[Items from a data source]
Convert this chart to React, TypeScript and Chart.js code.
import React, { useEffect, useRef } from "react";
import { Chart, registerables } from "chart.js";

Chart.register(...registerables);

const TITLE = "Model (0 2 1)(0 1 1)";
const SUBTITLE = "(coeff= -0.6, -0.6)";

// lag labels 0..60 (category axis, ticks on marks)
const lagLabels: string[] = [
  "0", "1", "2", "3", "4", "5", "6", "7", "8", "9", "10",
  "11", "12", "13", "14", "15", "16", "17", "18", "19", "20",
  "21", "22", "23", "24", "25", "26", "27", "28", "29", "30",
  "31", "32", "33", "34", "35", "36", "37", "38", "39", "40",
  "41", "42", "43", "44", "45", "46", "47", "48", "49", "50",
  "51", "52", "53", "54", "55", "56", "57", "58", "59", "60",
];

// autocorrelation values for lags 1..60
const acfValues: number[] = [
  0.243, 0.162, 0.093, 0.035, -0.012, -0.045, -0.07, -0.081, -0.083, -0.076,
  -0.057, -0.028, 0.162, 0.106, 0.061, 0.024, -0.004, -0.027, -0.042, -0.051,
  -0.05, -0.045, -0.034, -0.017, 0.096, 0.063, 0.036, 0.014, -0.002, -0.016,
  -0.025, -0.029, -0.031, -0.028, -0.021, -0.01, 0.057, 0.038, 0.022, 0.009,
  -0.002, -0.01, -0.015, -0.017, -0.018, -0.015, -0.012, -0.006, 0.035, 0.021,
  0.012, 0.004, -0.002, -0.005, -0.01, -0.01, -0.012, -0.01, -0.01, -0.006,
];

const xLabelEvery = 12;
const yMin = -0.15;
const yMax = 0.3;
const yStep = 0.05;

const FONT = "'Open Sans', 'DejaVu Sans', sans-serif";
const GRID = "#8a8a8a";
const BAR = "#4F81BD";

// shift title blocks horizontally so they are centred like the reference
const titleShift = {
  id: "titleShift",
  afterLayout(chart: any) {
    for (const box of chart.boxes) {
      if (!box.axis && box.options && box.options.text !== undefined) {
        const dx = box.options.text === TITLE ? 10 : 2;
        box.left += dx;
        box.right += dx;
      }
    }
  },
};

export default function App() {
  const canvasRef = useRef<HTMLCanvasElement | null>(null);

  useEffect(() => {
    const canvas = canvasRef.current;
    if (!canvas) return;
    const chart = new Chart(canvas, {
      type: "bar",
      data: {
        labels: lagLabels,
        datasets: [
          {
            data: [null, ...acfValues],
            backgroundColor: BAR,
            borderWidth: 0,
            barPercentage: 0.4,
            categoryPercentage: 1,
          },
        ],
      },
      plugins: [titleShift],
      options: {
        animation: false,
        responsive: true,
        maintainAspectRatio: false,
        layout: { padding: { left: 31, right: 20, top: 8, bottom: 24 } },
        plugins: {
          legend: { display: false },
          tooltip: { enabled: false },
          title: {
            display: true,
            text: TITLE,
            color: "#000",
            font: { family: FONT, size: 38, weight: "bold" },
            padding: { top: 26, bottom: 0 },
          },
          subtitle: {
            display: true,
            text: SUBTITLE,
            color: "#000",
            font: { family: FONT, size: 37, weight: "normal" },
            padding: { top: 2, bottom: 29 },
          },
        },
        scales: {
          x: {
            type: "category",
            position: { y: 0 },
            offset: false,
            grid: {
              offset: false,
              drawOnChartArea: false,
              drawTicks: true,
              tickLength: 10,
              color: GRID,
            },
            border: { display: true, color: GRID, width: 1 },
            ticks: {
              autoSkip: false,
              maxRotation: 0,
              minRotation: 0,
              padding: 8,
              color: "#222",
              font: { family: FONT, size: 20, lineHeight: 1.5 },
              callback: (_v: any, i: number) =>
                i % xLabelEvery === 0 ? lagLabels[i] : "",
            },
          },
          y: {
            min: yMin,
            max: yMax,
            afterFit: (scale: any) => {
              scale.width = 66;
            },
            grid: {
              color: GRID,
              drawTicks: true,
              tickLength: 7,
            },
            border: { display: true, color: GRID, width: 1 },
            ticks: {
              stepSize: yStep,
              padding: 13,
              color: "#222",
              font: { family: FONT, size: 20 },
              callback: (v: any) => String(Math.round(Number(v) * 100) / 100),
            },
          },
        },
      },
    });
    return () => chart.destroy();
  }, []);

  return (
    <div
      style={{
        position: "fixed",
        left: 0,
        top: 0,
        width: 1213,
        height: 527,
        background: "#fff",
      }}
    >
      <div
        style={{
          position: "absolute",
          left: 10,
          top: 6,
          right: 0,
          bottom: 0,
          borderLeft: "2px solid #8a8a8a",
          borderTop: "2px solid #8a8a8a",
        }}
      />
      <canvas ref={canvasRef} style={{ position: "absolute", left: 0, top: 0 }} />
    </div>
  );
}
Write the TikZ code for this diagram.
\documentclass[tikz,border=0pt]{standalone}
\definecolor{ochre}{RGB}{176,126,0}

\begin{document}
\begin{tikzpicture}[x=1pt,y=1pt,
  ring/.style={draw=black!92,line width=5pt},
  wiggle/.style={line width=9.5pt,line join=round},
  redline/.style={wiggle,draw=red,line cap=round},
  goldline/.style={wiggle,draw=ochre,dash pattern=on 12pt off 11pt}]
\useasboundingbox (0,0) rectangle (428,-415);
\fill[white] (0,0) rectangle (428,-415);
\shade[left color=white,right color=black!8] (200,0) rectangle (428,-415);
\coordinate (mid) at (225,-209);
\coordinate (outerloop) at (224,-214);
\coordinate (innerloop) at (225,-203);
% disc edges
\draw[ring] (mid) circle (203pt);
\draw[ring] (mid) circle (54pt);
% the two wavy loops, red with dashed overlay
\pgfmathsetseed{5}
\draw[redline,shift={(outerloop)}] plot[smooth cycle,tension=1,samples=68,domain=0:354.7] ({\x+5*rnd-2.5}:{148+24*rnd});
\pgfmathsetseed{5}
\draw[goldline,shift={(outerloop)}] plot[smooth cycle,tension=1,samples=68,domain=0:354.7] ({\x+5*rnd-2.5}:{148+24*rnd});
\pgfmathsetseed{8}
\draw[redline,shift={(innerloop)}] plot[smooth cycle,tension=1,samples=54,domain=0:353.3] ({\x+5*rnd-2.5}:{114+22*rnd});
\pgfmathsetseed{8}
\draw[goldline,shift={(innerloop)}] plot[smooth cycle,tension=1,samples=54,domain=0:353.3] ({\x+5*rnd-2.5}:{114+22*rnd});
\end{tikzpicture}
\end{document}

==

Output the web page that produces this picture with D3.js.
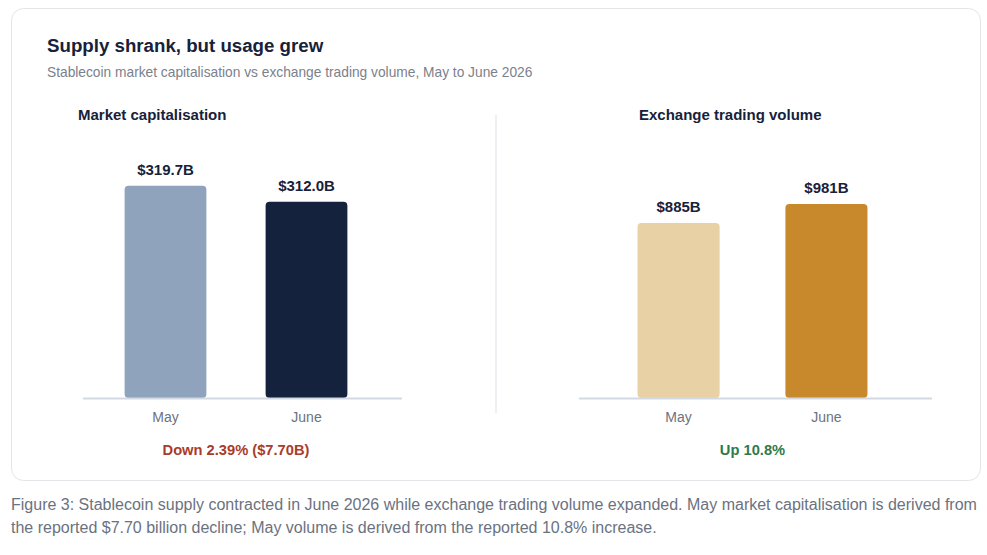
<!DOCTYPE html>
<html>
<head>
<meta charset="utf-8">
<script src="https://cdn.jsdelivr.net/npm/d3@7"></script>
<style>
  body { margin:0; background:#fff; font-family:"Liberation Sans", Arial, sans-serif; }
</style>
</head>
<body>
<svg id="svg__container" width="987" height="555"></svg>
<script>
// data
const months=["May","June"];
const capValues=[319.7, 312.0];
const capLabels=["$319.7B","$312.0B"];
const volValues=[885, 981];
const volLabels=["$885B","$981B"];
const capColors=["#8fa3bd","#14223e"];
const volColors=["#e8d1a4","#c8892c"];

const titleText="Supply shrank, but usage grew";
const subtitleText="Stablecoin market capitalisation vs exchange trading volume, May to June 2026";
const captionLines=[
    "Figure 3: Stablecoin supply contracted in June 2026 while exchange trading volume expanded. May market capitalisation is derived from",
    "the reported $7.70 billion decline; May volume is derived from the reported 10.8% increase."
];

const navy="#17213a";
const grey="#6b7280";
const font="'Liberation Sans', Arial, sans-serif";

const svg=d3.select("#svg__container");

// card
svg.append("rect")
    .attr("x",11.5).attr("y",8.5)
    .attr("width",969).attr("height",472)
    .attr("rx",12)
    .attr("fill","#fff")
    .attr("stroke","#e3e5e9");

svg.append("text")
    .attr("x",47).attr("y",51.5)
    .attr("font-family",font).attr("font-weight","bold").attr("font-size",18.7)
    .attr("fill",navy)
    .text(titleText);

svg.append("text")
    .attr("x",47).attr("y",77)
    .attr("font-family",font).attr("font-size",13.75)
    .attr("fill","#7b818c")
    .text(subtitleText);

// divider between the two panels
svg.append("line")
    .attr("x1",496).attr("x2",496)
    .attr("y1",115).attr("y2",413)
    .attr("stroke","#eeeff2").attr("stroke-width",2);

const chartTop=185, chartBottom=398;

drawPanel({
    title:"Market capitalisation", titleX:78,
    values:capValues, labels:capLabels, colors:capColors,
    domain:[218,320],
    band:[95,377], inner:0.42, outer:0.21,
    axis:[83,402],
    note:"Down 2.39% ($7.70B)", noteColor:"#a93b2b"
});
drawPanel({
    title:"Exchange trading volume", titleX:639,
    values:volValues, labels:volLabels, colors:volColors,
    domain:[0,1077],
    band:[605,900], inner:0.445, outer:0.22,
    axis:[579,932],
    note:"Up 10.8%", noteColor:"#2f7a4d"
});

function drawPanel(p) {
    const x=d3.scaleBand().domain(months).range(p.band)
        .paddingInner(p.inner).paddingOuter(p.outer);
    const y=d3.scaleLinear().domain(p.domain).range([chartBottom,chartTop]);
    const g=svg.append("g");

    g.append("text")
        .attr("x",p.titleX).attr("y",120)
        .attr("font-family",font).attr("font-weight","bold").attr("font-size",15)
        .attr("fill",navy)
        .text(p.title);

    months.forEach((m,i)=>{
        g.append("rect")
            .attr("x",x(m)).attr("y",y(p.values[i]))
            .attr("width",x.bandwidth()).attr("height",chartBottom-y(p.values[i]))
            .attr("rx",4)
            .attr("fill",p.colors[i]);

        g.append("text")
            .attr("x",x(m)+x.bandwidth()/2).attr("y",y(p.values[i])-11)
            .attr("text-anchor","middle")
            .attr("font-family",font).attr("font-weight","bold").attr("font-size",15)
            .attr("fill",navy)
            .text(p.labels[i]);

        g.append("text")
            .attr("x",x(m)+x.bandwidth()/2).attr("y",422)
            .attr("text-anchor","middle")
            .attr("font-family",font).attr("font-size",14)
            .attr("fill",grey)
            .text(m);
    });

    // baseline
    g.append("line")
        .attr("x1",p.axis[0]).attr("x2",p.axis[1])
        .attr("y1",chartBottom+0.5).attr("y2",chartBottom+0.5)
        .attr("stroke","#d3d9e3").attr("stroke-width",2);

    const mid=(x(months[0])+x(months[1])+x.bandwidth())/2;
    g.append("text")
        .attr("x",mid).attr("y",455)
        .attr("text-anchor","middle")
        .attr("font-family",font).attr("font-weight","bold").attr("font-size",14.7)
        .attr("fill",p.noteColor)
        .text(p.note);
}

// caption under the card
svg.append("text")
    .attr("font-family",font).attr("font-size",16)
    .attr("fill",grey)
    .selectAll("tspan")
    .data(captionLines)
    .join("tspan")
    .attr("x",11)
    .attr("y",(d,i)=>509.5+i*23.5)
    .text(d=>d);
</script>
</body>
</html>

▶ [Aim] Your task is to reproduce exactly the lines beginning at the line containing "Convert this chart" and ending at the line containing "const canvasRef = useRef<HTMLCanvasElement", inclusive.

▶ [Task output]
Convert this chart to React, TypeScript and Chart.js code.
import React, { useEffect, useRef } from "react";
import { Chart, registerables } from "chart.js";

Chart.register(...registerables);

const TITLE = "Model (0 2 1)(0 1 1)";
const SUBTITLE = "(coeff= -0.6, -0.6)";

// lag labels 0..60 (category axis, ticks on marks)
const lagLabels: string[] = [
  "0", "1", "2", "3", "4", "5", "6", "7", "8", "9", "10",
  "11", "12", "13", "14", "15", "16", "17", "18", "19", "20",
  "21", "22", "23", "24", "25", "26", "27", "28", "29", "30",
  "31", "32", "33", "34", "35", "36", "37", "38", "39", "40",
  "41", "42", "43", "44", "45", "46", "47", "48", "49", "50",
  "51", "52", "53", "54", "55", "56", "57", "58", "59", "60",
];

// autocorrelation values for lags 1..60
const acfValues: number[] = [
  0.243, 0.162, 0.093, 0.035, -0.012, -0.045, -0.07, -0.081, -0.083, -0.076,
  -0.057, -0.028, 0.162, 0.106, 0.061, 0.024, -0.004, -0.027, -0.042, -0.051,
  -0.05, -0.045, -0.034, -0.017, 0.096, 0.063, 0.036, 0.014, -0.002, -0.016,
  -0.025, -0.029, -0.031, -0.028, -0.021, -0.01, 0.057, 0.038, 0.022, 0.009,
  -0.002, -0.01, -0.015, -0.017, -0.018, -0.015, -0.012, -0.006, 0.035, 0.021,
  0.012, 0.004, -0.002, -0.005, -0.01, -0.01, -0.012, -0.01, -0.01, -0.006,
];

const xLabelEvery = 12;
const yMin = -0.15;
const yMax = 0.3;
const yStep = 0.05;

const FONT = "'Open Sans', 'DejaVu Sans', sans-serif";
const GRID = "#8a8a8a";
const BAR = "#4F81BD";

// shift title blocks horizontally so they are centred like the reference
const titleShift = {
  id: "titleShift",
  afterLayout(chart: any) {
    for (const box of chart.boxes) {
      if (!box.axis && box.options && box.options.text !== undefined) {
        const dx = box.options.text === TITLE ? 10 : 2;
        box.left += dx;
        box.right += dx;
      }
    }
  },
};

export default function App() {
  const canvasRef = useRef<HTMLCanvasElement | null>(null);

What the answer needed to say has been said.